Questions of who smashed the window or why don’t matter to Sutton. In the world he’s portraying, people get stabbed and cars get vandalized. His concerns are actually much more formal, as the description of the scene indicates. Toward the film’s end, the director and his cinematographer, Chris Dapkins, resort to several long tracking shots that again are less concerned with story than with creating visually compelling imagery. Because the film was funded by a $200,000 grant from the Venice Biennale College program, Sutton needed to have a “scriptment” for it, but once he chose the eccentric artist and musician, Willis Earl Beal, for the lead role, the story was subsequently improvised and shaped around the personality of the performer. Sutton explains his open approach on set: “But within the scenes, the people in the film had control over how they acted. I work with real people as real people; I guide them and give them hints, but within the frame it becomes very much about them.”

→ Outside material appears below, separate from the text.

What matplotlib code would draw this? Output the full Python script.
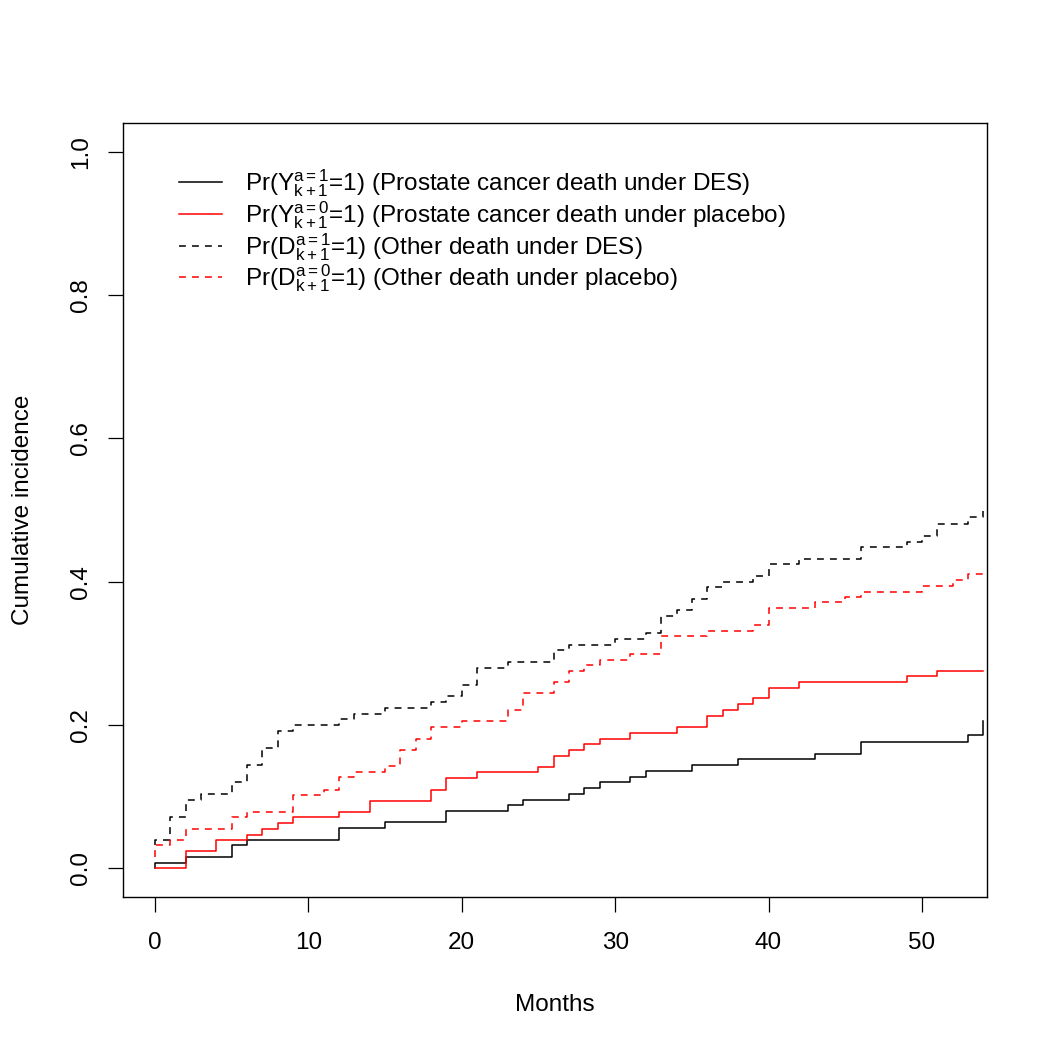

In terms of Beal, the character in the film bears a resemblance to the musician in certain ways, which helps to collapse the divide between performer and role. Although the film is carefully constructed, especially through Seth Bomse’s masterful editing and various sound and image juxtapositions, Beal inhabits his character in such a natural way that the film feels more observational than scripted. There is a sense that we are watching real people rather than fictional characters. Sutton’s follow-up to his superb Pavilion (2013) is even more layered, formal, and complex. Memphis is a poetic, visual rendition on the blues, a dazzling meditation on a deeply troubled musician in free fall and a mythic American city that has likewise seen better days.
Memphis played at Venice, Sundance, Sarasota, and the Wisconsin Film Festival (where I saw it), and most recently at the BAMcinemaFEST in Brooklyn. The film will be distributed theatrically by Kino Lorber and will be available on VOD for a month through Vimeo.